Distinguished Encoding Rules (DER) is a popular encoding of a structure called Abstract Syntax Notation One (ASN.1).
ASN.1 can represent types like integers, sequences, and sets.
DER encodes these values to tag-length-value byte sequences.
ECDSA signatures (`r` and `s`) are customarily encoded with DER.
`r` and `s` are usually 32-byte integers (I've sometimes seen one of them be a 33-byte integer),
and they are concatenated in a sequence,
so their DER encoding is:
1-byte code for SEQUENCE (0x30)
1-byte length of sequence (0x01 + 0x01 + 0x20 + 0x01 + 0x01 + 0x20 = 0x44) +
1-byte code for INTEGER (0x02) + 1-byte for length of r (0x20) + r
1-byte code for INTEGER (0x02) + 1-byte for length of s (0x20) + s
or briefly: 0x3044 0220 r... 0220 s...
There are a few popular libraries for ECDSA in Python:
- `cryptography` from the Python Cryptographic Authority, a wrapper around OpenSSL
- `ecdsa`, a pure Python implementation
- `fastecdsa`, a wrapper around a custom implementation of ECDSA in C
There are two methods I need from a library:
1. Constructing a signing key object from a 256-bit value.

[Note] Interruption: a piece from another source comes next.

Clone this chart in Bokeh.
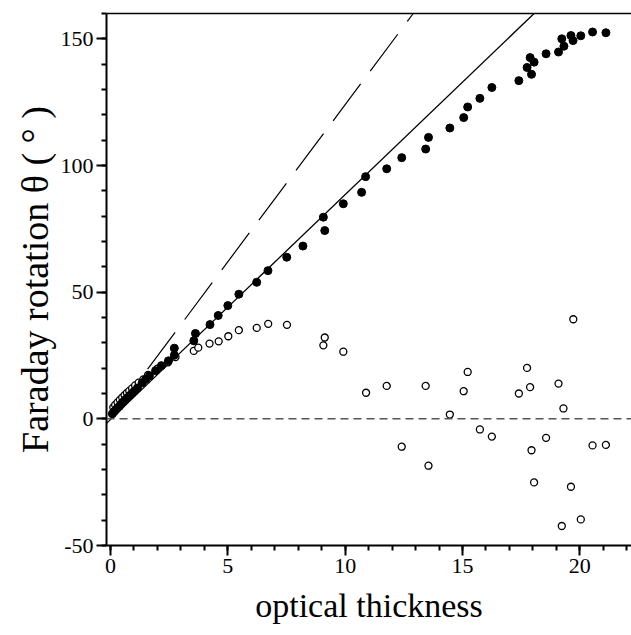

2. Signing a 256-bit message.
Each of these libraries supplies a `sign` method that signs an arbitrary-length message,
which means it is hiding a call to a hash function.
I believe all of them use the same default, SHA-256.
They all take a parameter for overriding the hash function.
If I'm supplying a 256-bit digest as the message to be signed, my hash function can be the identity function.
To perform some sanity checks on my use of a library, I need some known (key, message, signature) tuples.
It seems like the cryptography community calls these test vectors.